#### What to do:
Do not copy the pictures; transcribe all other material exactly.

#### Information shown:
■ ■ ■ ■

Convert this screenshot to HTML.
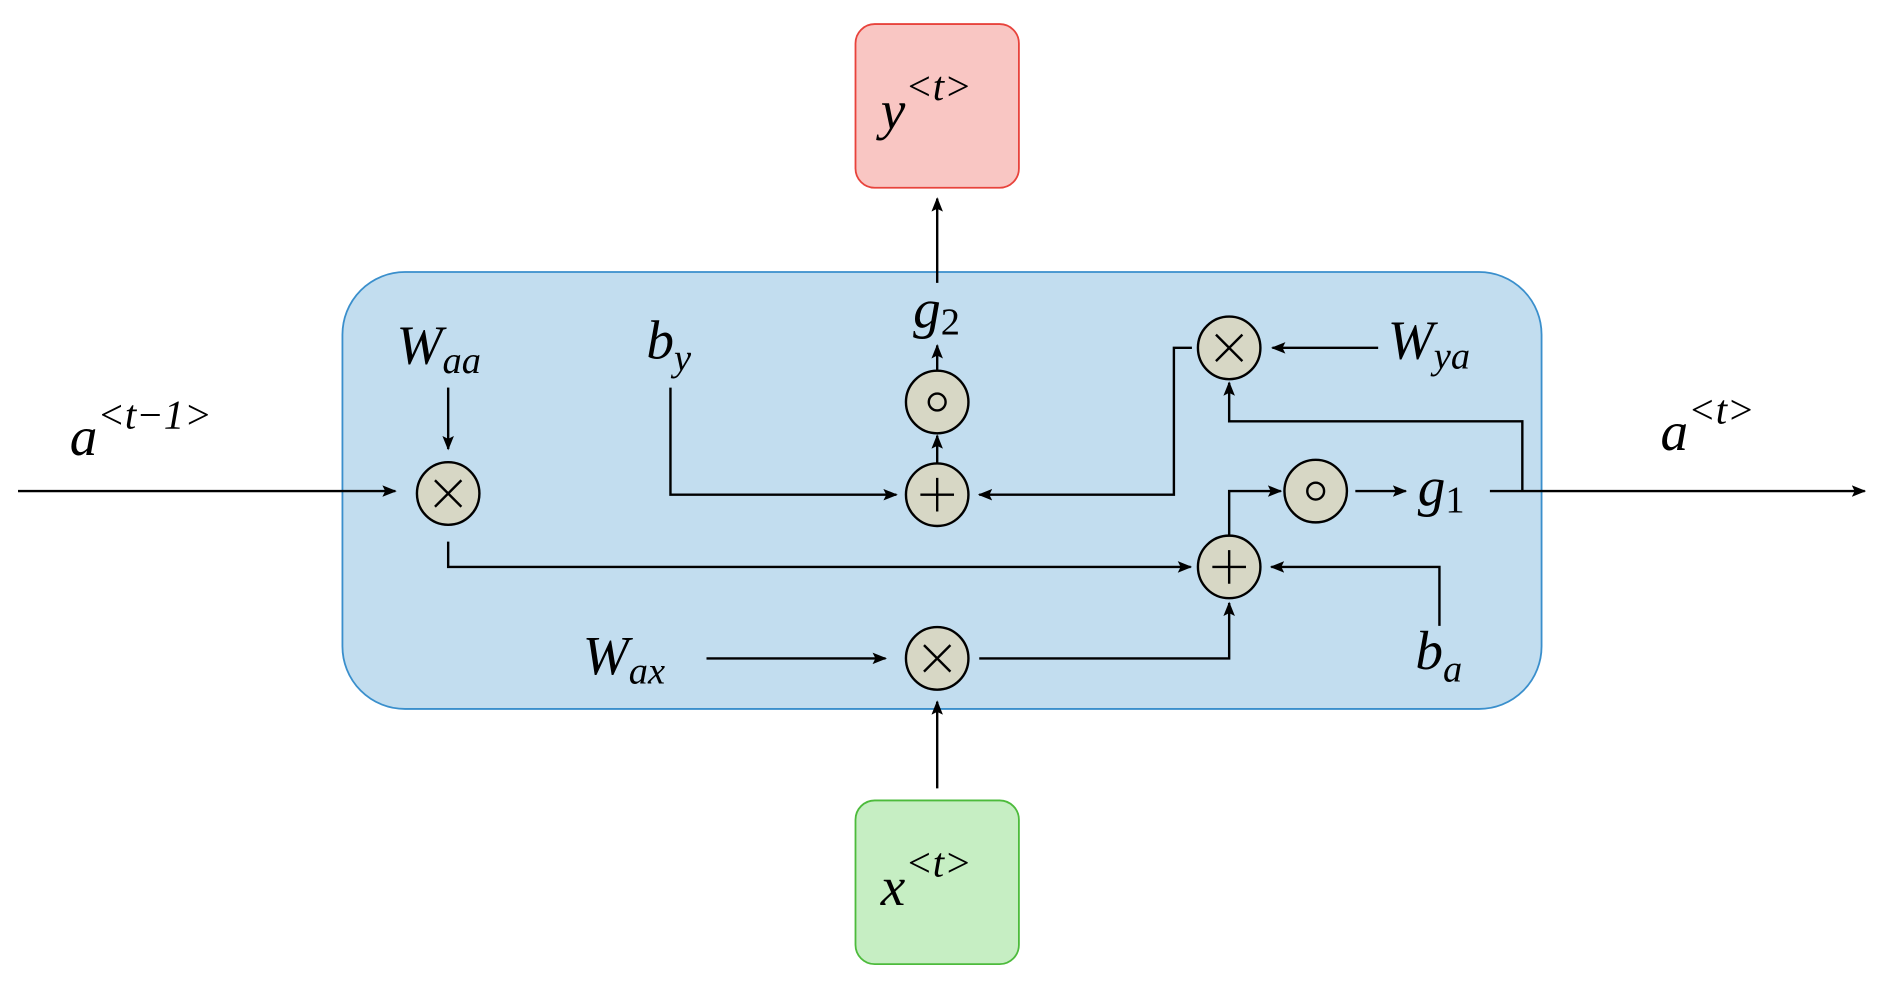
<!DOCTYPE html>
<html><head><meta charset="utf-8"><style>
html,body{margin:0;padding:0;background:#fff}
svg{display:block}
text{font-family:"Liberation Serif",serif;font-style:italic;fill:#000}
</style></head><body>
<svg width="1884" height="987" viewBox="0 0 1568 820" preserveAspectRatio="none" xmlns="http://www.w3.org/2000/svg">
<defs>
<marker id="ah" viewBox="0 0 10 10" refX="9" refY="5" markerWidth="12" markerHeight="12" orient="auto-start-reverse" markerUnits="userSpaceOnUse">
<path d="M0,1 L10,5 L0,9 L2,5 Z" fill="#000"/></marker>
</defs>
<rect x="285" y="226" width="998" height="363" rx="52" fill="#c2ddef" stroke="#3a8fcc" stroke-width="1.5"/>
<rect x="712" y="20" width="136" height="136" rx="16" fill="#f9c6c3" stroke="#e8433c" stroke-width="1.5"/>
<rect x="712" y="665" width="136" height="136" rx="16" fill="#c6eec3" stroke="#4dbb3c" stroke-width="1.5"/>
<g stroke="#000" stroke-width="2" fill="none">
<line x1="15" y1="408" x2="329" y2="408" marker-end="url(#ah)"/>
<line x1="373" y1="322" x2="373" y2="373" marker-end="url(#ah)"/>
<polyline points="373,450 373,471 991,471" marker-end="url(#ah)"/>
<polyline points="558,322 558,411 746,411" marker-end="url(#ah)"/>
<line x1="780" y1="385" x2="780" y2="362" marker-end="url(#ah)"/>
<line x1="780" y1="308" x2="780" y2="287" marker-end="url(#ah)"/>
<line x1="780" y1="235" x2="780" y2="165" marker-end="url(#ah)"/>
<line x1="1147" y1="289" x2="1059" y2="289" marker-end="url(#ah)"/>
<polyline points="992,289 977,289 977,411 815,411" marker-end="url(#ah)"/>
<polyline points="1023,445 1023,408 1066,408" marker-end="url(#ah)"/>
<line x1="1128" y1="408" x2="1170" y2="408" marker-end="url(#ah)"/>
<line x1="1240" y1="408" x2="1552" y2="408" marker-end="url(#ah)"/>
<polyline points="1267,408 1267,350 1023,350 1023,318" marker-end="url(#ah)"/>
<polyline points="1198,520 1198,471 1058,471" marker-end="url(#ah)"/>
<line x1="588" y1="547" x2="737" y2="547" marker-end="url(#ah)"/>
<polyline points="815,547 1023,547 1023,501" marker-end="url(#ah)"/>
<line x1="780" y1="655" x2="780" y2="583" marker-end="url(#ah)"/>
</g>
<g stroke="#000" stroke-width="2" fill="#d7d7c5">
<circle cx="373" cy="410" r="26"/>
<circle cx="780" cy="411" r="26"/>
<circle cx="780" cy="334" r="26"/>
<circle cx="1023" cy="289" r="26"/>
<circle cx="1023" cy="471" r="26"/>
<circle cx="1095" cy="408" r="26"/>
<circle cx="780" cy="547" r="26"/>
</g>
<g stroke="#000" stroke-width="2" fill="none">
<path d="M362,399 L384,421 M384,399 L362,421"/>
<path d="M769,536 L791,558 M791,536 L769,558"/>
<path d="M1012,278 L1034,300 M1034,278 L1012,300"/>
<path d="M780,397 V425 M766,411 H794"/>
<path d="M1023,457 V485 M1009,471 H1037"/>
<circle cx="780" cy="334" r="7"/>
<circle cx="1095" cy="408" r="7"/>
</g>
<g font-size="46">
<text x="330" y="302">W<tspan font-size="32" dy="8">aa</tspan></text>
<text x="538" y="298">b<tspan font-size="32" dy="10">y</tspan></text>
<text x="760" y="272">g<tspan font-size="32" font-style="normal" dy="6">2</tspan></text>
<text x="1155" y="298">W<tspan font-size="32" dy="8">ya</tspan></text>
<text x="1180" y="420">g<tspan font-size="32" font-style="normal" dy="6">1</tspan></text>
<text x="485" y="560">W<tspan font-size="32" dy="8">ax</tspan></text>
<text x="1178" y="556">b<tspan font-size="32" dy="10">a</tspan></text>
<text x="58" y="378">a<tspan font-size="34" dy="-22">&lt;t−1&gt;</tspan></text>
<text x="1382" y="374">a<tspan font-size="34" dy="-22">&lt;t&gt;</tspan></text>
<text x="733" y="107">y<tspan font-size="34" dy="-24">&lt;t&gt;</tspan></text>
<text x="733" y="752">x<tspan font-size="34" dy="-24">&lt;t&gt;</tspan></text>
</g>
</svg>
</body></html>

■ ■ ■ ■

#### Result of the exercise:
Convert this screenshot to HTML.
<!DOCTYPE html>
<html><head><meta charset="utf-8"><style>
html,body{margin:0;padding:0;background:#fff}
svg{display:block}
text{font-family:"Liberation Serif",serif;font-style:italic;fill:#000}
</style></head><body>
<svg width="1884" height="987" viewBox="0 0 1568 820" preserveAspectRatio="none" xmlns="http://www.w3.org/2000/svg">
<defs>
<marker id="ah" viewBox="0 0 10 10" refX="9" refY="5" markerWidth="12" markerHeight="12" orient="auto-start-reverse" markerUnits="userSpaceOnUse">
<path d="M0,1 L10,5 L0,9 L2,5 Z" fill="#000"/></marker>
</defs>
<rect x="285" y="226" width="998" height="363" rx="52" fill="#c2ddef" stroke="#3a8fcc" stroke-width="1.5"/>
<rect x="712" y="20" width="136" height="136" rx="16" fill="#f9c6c3" stroke="#e8433c" stroke-width="1.5"/>
<rect x="712" y="665" width="136" height="136" rx="16" fill="#c6eec3" stroke="#4dbb3c" stroke-width="1.5"/>
<g stroke="#000" stroke-width="2" fill="none">
<line x1="15" y1="408" x2="329" y2="408" marker-end="url(#ah)"/>
<line x1="373" y1="322" x2="373" y2="373" marker-end="url(#ah)"/>
<polyline points="373,450 373,471 991,471" marker-end="url(#ah)"/>
<polyline points="558,322 558,411 746,411" marker-end="url(#ah)"/>
<line x1="780" y1="385" x2="780" y2="362" marker-end="url(#ah)"/>
<line x1="780" y1="308" x2="780" y2="287" marker-end="url(#ah)"/>
<line x1="780" y1="235" x2="780" y2="165" marker-end="url(#ah)"/>
<line x1="1147" y1="289" x2="1059" y2="289" marker-end="url(#ah)"/>
<polyline points="992,289 977,289 977,411 815,411" marker-end="url(#ah)"/>
<polyline points="1023,445 1023,408 1066,408" marker-end="url(#ah)"/>
<line x1="1128" y1="408" x2="1170" y2="408" marker-end="url(#ah)"/>
<line x1="1240" y1="408" x2="1552" y2="408" marker-end="url(#ah)"/>
<polyline points="1267,408 1267,350 1023,350 1023,318" marker-end="url(#ah)"/>
<polyline points="1198,520 1198,471 1058,471" marker-end="url(#ah)"/>
<line x1="588" y1="547" x2="737" y2="547" marker-end="url(#ah)"/>
<polyline points="815,547 1023,547 1023,501" marker-end="url(#ah)"/>
<line x1="780" y1="655" x2="780" y2="583" marker-end="url(#ah)"/>
</g>
<g stroke="#000" stroke-width="2" fill="#d7d7c5">
<circle cx="373" cy="410" r="26"/>
<circle cx="780" cy="411" r="26"/>
<circle cx="780" cy="334" r="26"/>
<circle cx="1023" cy="289" r="26"/>
<circle cx="1023" cy="471" r="26"/>
<circle cx="1095" cy="408" r="26"/>
<circle cx="780" cy="547" r="26"/>
</g>
<g stroke="#000" stroke-width="2" fill="none">
<path d="M362,399 L384,421 M384,399 L362,421"/>
<path d="M769,536 L791,558 M791,536 L769,558"/>
<path d="M1012,278 L1034,300 M1034,278 L1012,300"/>
<path d="M780,397 V425 M766,411 H794"/>
<path d="M1023,457 V485 M1009,471 H1037"/>
<circle cx="780" cy="334" r="7"/>
<circle cx="1095" cy="408" r="7"/>
</g>
<g font-size="46">
<text x="330" y="302">W<tspan font-size="32" dy="8">aa</tspan></text>
<text x="538" y="298">b<tspan font-size="32" dy="10">y</tspan></text>
<text x="760" y="272">g<tspan font-size="32" font-style="normal" dy="6">2</tspan></text>
<text x="1155" y="298">W<tspan font-size="32" dy="8">ya</tspan></text>
<text x="1180" y="420">g<tspan font-size="32" font-style="normal" dy="6">1</tspan></text>
<text x="485" y="560">W<tspan font-size="32" dy="8">ax</tspan></text>
<text x="1178" y="556">b<tspan font-size="32" dy="10">a</tspan></text>
<text x="58" y="378">a<tspan font-size="34" dy="-22">&lt;t−1&gt;</tspan></text>
<text x="1382" y="374">a<tspan font-size="34" dy="-22">&lt;t&gt;</tspan></text>
<text x="733" y="107">y<tspan font-size="34" dy="-24">&lt;t&gt;</tspan></text>
<text x="733" y="752">x<tspan font-size="34" dy="-24">&lt;t&gt;</tspan></text>
</g>
</svg>
</body></html>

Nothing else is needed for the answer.